When the Los Angeles City Council commissioned a mural in 1932 as part of an effort to restore the historic Olvera Street Plaza, they knew what they wanted. The Plaza was to be reconstructed as an authentic Spanish marketplace, harkening back to a time before the Mexican-American War when it was the center of a new settlement dubbed “El Pueblo de Nuestra Señora Reina de los Ángeles,” and they asked Mexican social realist David Alfaro Siqueiros to paint a traditional scene.
This Plaza commission was a big deal, not only because it would be Los Angeles’ first official tourist destination, but also because, though now in disrepair, it still served as the town square for many Mexican immigrants. The Great Depression hit full flatline and a soapbox could be found on every corner. Communists, Socialists, Marxists — their values rang through the crumbling brick-lined Olvera street. A fresh coat of tranquil traditional imagery would surely fix that.

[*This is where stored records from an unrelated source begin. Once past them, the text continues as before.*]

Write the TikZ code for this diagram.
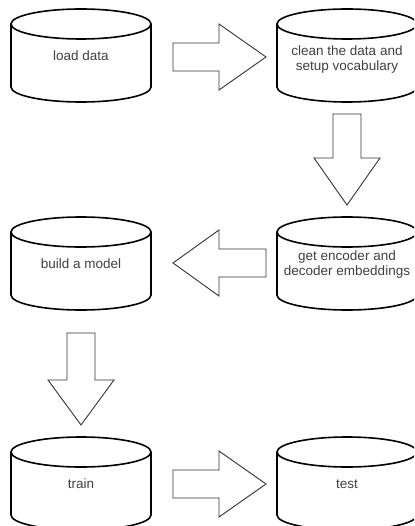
\documentclass[tikz,border=0pt]{standalone}
\usepackage{fontspec}
\setmainfont{Liberation Sans}
\begin{document}
\begin{tikzpicture}[x=1pt,y=-1pt,
  cylline/.style={draw=black,line width=1.6pt,fill=white},
  blockarrow/.style={draw=black!80,line width=0.9pt,fill=white,line join=miter},
  lbl/.style={text=black!75,font=\fontsize{13.5}{15}\selectfont,align=center,inner sep=0pt},
  dbcyl/.pic={
    \draw[cylline] (-70,-31.5) -- (-70,31.5) arc[start angle=180,end angle=0,x radius=70,y radius=15] -- (70,-31.5);
    \draw[cylline] (0,-31.5) ellipse[x radius=70,y radius=15];
  }]
\useasboundingbox (0,0) rectangle (414,526);
\clip (0,0) rectangle (414,526);
\fill[white] (0,0) rectangle (414,526);
% cylinders
\pic at (81,55.5) {dbcyl};
\pic at (347,55.5) {dbcyl};
\pic at (347,263.5) {dbcyl};
\pic at (81,263.5) {dbcyl};
\pic at (81,483.5) {dbcyl};
\pic at (347,483.5) {dbcyl};
% labels
\node[lbl] (load) at (81,56) {load data};
\node[lbl] (clean) at (347,60) {clean the data and\\setup vocabulary};
\node[lbl] (enc) at (347,265) {get encoder and\\decoder embeddings};
\node[lbl] (model) at (81,263.5) {build a model};
\node[lbl] (train) at (81,484) {train};
\node[lbl] (test) at (347,484) {test};
% block arrows
\draw[blockarrow] (173,43) -- (219,43) -- (219,24) -- (266,57) -- (219,90) -- (219,71) -- (173,71) -- cycle;
\draw[blockarrow] (333,114) -- (333,158) -- (314,158) -- (347,205) -- (380,158) -- (361,158) -- (361,114) -- cycle;
\draw[blockarrow] (266,249) -- (219,249) -- (219,230) -- (173,263) -- (219,296) -- (219,277) -- (266,277) -- cycle;
\draw[blockarrow] (67,333) -- (67,380) -- (48,380) -- (81,425) -- (114,380) -- (95,380) -- (95,333) -- cycle;
\draw[blockarrow] (173,470) -- (219,470) -- (219,451) -- (266,484) -- (219,517) -- (219,498) -- (173,498) -- cycle;
\end{tikzpicture}
\end{document}
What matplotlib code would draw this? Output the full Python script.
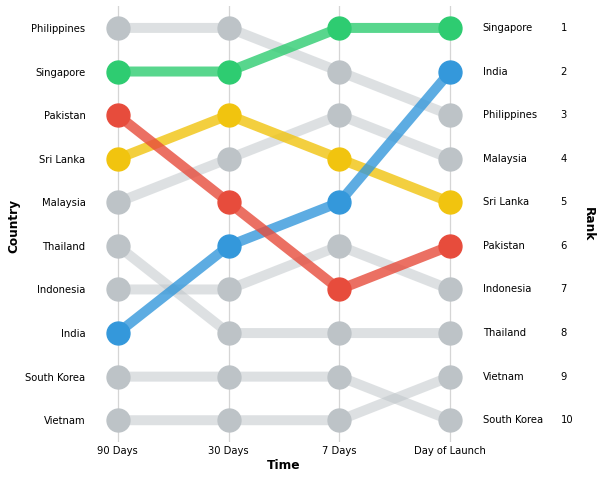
import matplotlib
matplotlib.use("Agg")
import matplotlib.pyplot as plt
import matplotlib.transforms as mtransforms

times = ["90 Days", "30 Days", "7 Days", "Day of Launch"]
countries = ["Philippines", "Singapore", "Pakistan", "Sri Lanka", "Malaysia",
             "Thailand", "Indonesia", "India", "South Korea", "Vietnam"]
# rank of each country at each time point
ranks = {
    "Philippines": [1, 1, 2, 3],
    "Singapore":   [2, 2, 1, 1],
    "Pakistan":    [3, 5, 7, 6],
    "Sri Lanka":   [4, 3, 4, 5],
    "Malaysia":    [5, 4, 3, 4],
    "Thailand":    [6, 8, 8, 8],
    "Indonesia":   [7, 7, 6, 7],
    "India":       [8, 6, 5, 2],
    "South Korea": [9, 9, 9, 10],
    "Vietnam":     [10, 10, 10, 9],
}
highlight = {"Singapore": "#2ecc71", "Sri Lanka": "#f1c40f",
             "India": "#3498db", "Pakistan": "#e74c3c"}
grey = "#bdc3c7"
draw_order = ["Philippines", "Malaysia", "Thailand", "Indonesia", "South Korea",
              "Vietnam", "Singapore", "Sri Lanka", "India", "Pakistan"]

fig = plt.figure(figsize=(6, 4.79), dpi=100)
ax = fig.add_axes([0.15, 0.0772, 0.6467, 0.910])

x = list(range(len(times)))
for i, c in enumerate(draw_order):
    col = highlight.get(c, grey)
    a = 0.8 if c in highlight else 0.5
    ax.plot(x, ranks[c], color=col, alpha=a, lw=7.2, zorder=2 + i * 0.01,
            solid_capstyle="butt")
for i, c in enumerate(draw_order):
    col = highlight.get(c, grey)
    ax.plot(x, ranks[c], linestyle="none", marker="o", ms=16.5,
            color=col, zorder=4 + i * 0.01)

ax.set_xlim(-0.25, 3.25)
ax.set_ylim(10.5, 0.5)
ax.set_xticks(x)
ax.set_xticklabels(times, fontsize=7.2)
start = sorted(countries, key=lambda c: ranks[c][0])
ax.set_yticks([ranks[c][0] for c in start])
ax.set_yticklabels(start, fontsize=7.2)
ax.tick_params(length=0, pad=3.2)
ax.grid(axis="x", color="#d5d5d5", lw=0.9, zorder=0)
ax.set_axisbelow(True)
for s in ax.spines.values():
    s.set_visible(False)

trans = mtransforms.blended_transform_factory(ax.transAxes, ax.transData)
end = sorted(countries, key=lambda c: ranks[c][-1])
for c in end:
    r = ranks[c][-1]
    ax.text(1.012, r, c, transform=trans, fontsize=7.2, va="center", ha="left")
    ax.text(1.213, r, str(r), transform=trans, fontsize=7.2, va="center", ha="left")

ax.set_xlabel("Time", fontsize=8.8, fontweight="bold", labelpad=2)
fig.text(0.023, 0.528, "Country",
         rotation=90, fontsize=8.7, fontweight="bold", va="center", ha="center")
fig.text(0.98, 0.532, "Rank", rotation=270, fontsize=8.7, fontweight="bold",
         va="center", ha="center")

fig.savefig("out.png", dpi=100)
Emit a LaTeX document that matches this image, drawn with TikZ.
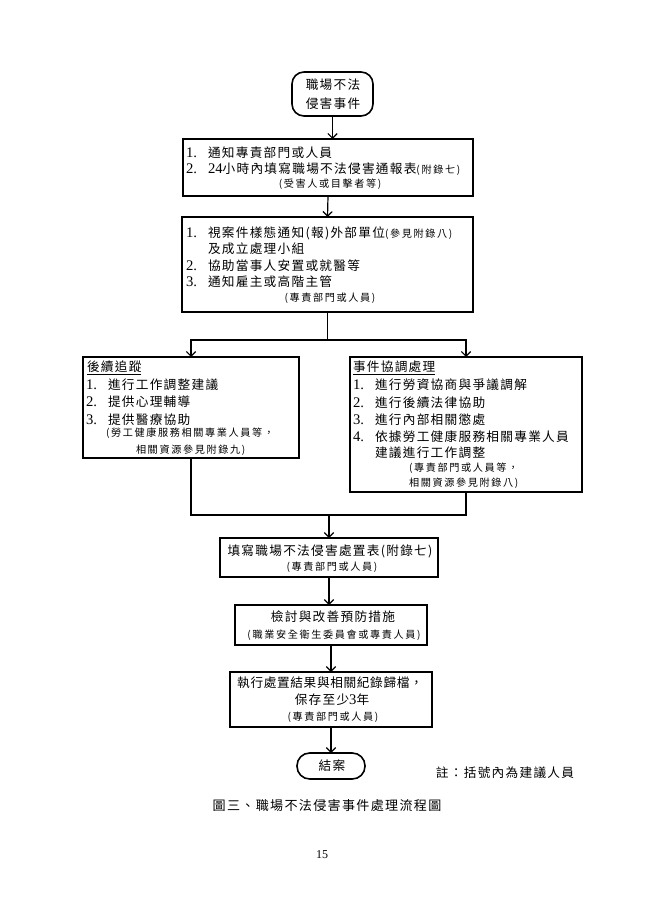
\documentclass[tikz,border=0pt]{standalone}
\usepackage{fontspec}
\setmainfont{Noto Sans CJK TC}
\newfontfamily\cjkm{Noto Sans CJK TC}[LetterSpace=10]
\newfontfamily\cjkn{Noto Sans CJK TC}[LetterSpace=5]
\newfontfamily\cjks{Noto Sans CJK TC}[LetterSpace=16]
\newfontfamily\lat{Liberation Serif}
\usetikzlibrary{arrows.meta}
\newcommand\mfnt{\cjkm\fontsize{9.5}{11}\selectfont}
\newcommand\nfnt{\cjkn\fontsize{9.5}{11}\selectfont}
\newcommand\sfnt{\cjks\fontsize{7.6}{9}\selectfont}
\newcommand\num[1]{{\lat\fontsize{11}{12}\selectfont #1}}
\newcommand\itm[1]{\makebox[16.5pt][l]{\num{#1}}}
\tikzset{
  box/.style={draw, line width=1.6pt, inner sep=0pt, outer sep=0pt},
  term/.style={draw, line width=1.2pt, inner sep=0pt, outer sep=0pt},
  conn/.style={line width=0.9pt},
  arr/.style={conn, -{Straight Barb[length=3.5pt,width=7pt]}},
  mt/.style={inner sep=0pt, outer sep=0pt, font=\mfnt, text height=8.3pt, text depth=1.1pt},
  st/.style={inner sep=0pt, outer sep=0pt, font=\sfnt, text height=6.6pt, text depth=0.8pt}
}
\begin{document}
\begin{tikzpicture}[x=0.75pt, y=-0.75pt]
\fill[white] (0,0) rectangle (647,913);
\useasboundingbox (0,0) rectangle (647,913);

% boxes
\node[term, rounded corners=9pt, minimum width=81*0.75pt, minimum height=44*0.75pt] (start) at (332.5,94) {};
\node[box, minimum width=290*0.75pt, minimum height=57*0.75pt] (b2) at (328,167.5) {};
\node[box, minimum width=291*0.75pt, minimum height=95*0.75pt] (b3) at (327.5,264.5) {};
\node[box, minimum width=216*0.75pt, minimum height=101*0.75pt] (L) at (191,407.5) {};
\node[box, minimum width=232*0.75pt, minimum height=135*0.75pt] (R) at (466,424.5) {};
\node[box, minimum width=218*0.75pt, minimum height=39*0.75pt] (b4) at (329,557.5) {};
\node[box, minimum width=192*0.75pt, minimum height=40*0.75pt] (b5) at (331,625) {};
\node[box, minimum width=202*0.75pt, minimum height=55*0.75pt] (b6) at (331,699.5) {};
\node[term, rounded corners=9.5pt, minimum width=68*0.75pt, minimum height=26*0.75pt] (end) at (331,766) {};

% texts
\node[mt] (s1) at (333,85) {職場不法};
\node[mt] (s2) at (333,104) {侵害事件};

\node[mt, anchor=west] (t21) at (186,153) {\itm{1.}通知專責部門或人員};
\node[mt, anchor=west] (t22) at (186,169) {\itm{2.}\num{24}小時內填寫職場不法侵害通報表{\sfnt(附錄七)}};
\node[st] (t23) at (330,184) {(受害人或目擊者等)};

\node[mt, anchor=west] (t31) at (186,233) {\itm{1.}視案件樣態通知(報)外部單位{\sfnt(參見附錄八)}};
\node[mt, anchor=west] (t32) at (208,249) {及成立處理小組};
\node[mt, anchor=west] (t33) at (186,266) {\itm{2.}協助當事人安置或就醫等};
\node[mt, anchor=west] (t34) at (186,282) {\itm{3.}通知雇主或高階主管};
\node[st] (t35) at (330,298) {(專責部門或人員)};

\node[mt, anchor=west] (l0) at (87,367) {\underline{後續追蹤}};
\node[mt, anchor=west] (l1) at (86,385) {\itm{1.}進行工作調整建議};
\node[mt, anchor=west] (l2) at (86,402) {\itm{2.}提供心理輔導};
\node[mt, anchor=west] (l3) at (86,420) {\itm{3.}提供醫療協助};
\node[st, anchor=west] (l4) at (106,433) {(勞工健康服務相關專業人員等，};
\node[st, anchor=west] (l5) at (136,450) {相關資源參見附錄九)};

\node[mt, anchor=west] (r0) at (353,367) {\underline{事件協調處理}};
\node[mt, anchor=west] (r1) at (353,385) {\itm{1.}進行勞資協商與爭議調解};
\node[mt, anchor=west] (r2) at (353,403) {\itm{2.}進行後續法律協助};
\node[mt, anchor=west] (r3) at (353,420) {\itm{3.}進行內部相關懲處};
\node[mt, anchor=west] (r4) at (353,437) {\itm{4.}依據勞工健康服務相關專業人員};
\node[mt, anchor=west] (r5) at (375,453) {建議進行工作調整};
\node[st, anchor=west] (r6) at (409,468) {(專責部門或人員等，};
\node[st, anchor=west] (r7) at (409,483) {相關資源參見附錄八)};

\node[mt] (t41) at (330,551) {填寫職場不法侵害處置表(附錄七)};
\node[st] (t42) at (332,567) {(專責部門或人員)};

\node[mt] (t51) at (333,617) {檢討與改善預防措施};
\node[st] (t52) at (334,635) {(職業安全衛生委員會或專責人員)};

\node[mt, font=\nfnt] (t61) at (330,683) {執行處置結果與相關紀錄歸檔，};
\node[mt] (t62) at (332,700) {保存至少\num{3}年};
\node[st] (t63) at (333,717) {(專責部門或人員)};

\node[mt] (e1) at (332,766) {結案};

\node[mt] (note) at (505,773) {註：括號內為建議人員};
\node[mt, font=\cjkm\fontsize{9.8}{11}\selectfont] (cap) at (327,806) {圖三、職場不法侵害事件處理流程圖};
\node[inner sep=0pt, font=\lat\fontsize{9}{10}\selectfont] (pg) at (322,855) {15};

% connectors
\coordinate (j1) at (b3.south |- 0,340);
\coordinate (j2) at (b4.north |- 0,515);
\draw[arr] (start.south) -- (start.south |- b2.north);
\draw[arr] (b2.south) -- (b3.north);
\draw[conn] (b3.south) -- (j1);
\draw[arr] (j1) -| (L.north);
\draw[arr] (j1) -| (R.north);
\draw[conn] (L.south) |- (j2);
\draw[conn] (R.south) |- (j2);
\draw[arr] (j2) -- (b4.north);
\draw[arr] (b4.south) -- (b4.south |- b5.north);
\draw[arr] (b5.south) -- (b6.north);
\draw[arr] (b6.south) -- (end.north);
\end{tikzpicture}
\end{document}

Specifically, the City Council requested a colorful scene depicting a Spanish girl eating grapes while sitting on orange crates with the words “Tropical America” overhead. Siqueiros painted a crucified indigenous man and an Eagle with prominent talons sitting atop his cross. The symbolism was impossible to miss. That is, until city officials whitewashed the wall.
Siqueiro’s “América Tropical” saw the light of day for only eighteen months before the cover up job in 1934. It remained thus obscured until last year, when the city of Los Angeles and the Getty Conservation Institute decided to foot the $10 million bill for its restoration.
Olivia DeLariva reaches behind a pillar and hits a switch. “We use this at night and in bad weather.” A motorized screen slowly lifts to reveal the restored mural. But the screen itself is printed with an image of exactly what’s behind it. It hides nothing. Only protects.
The América Tropical Interpretive Center (125 Paseo de La Plaza, Los Angeles) is open to the public Tuesday through Sunday, 10am–3pm.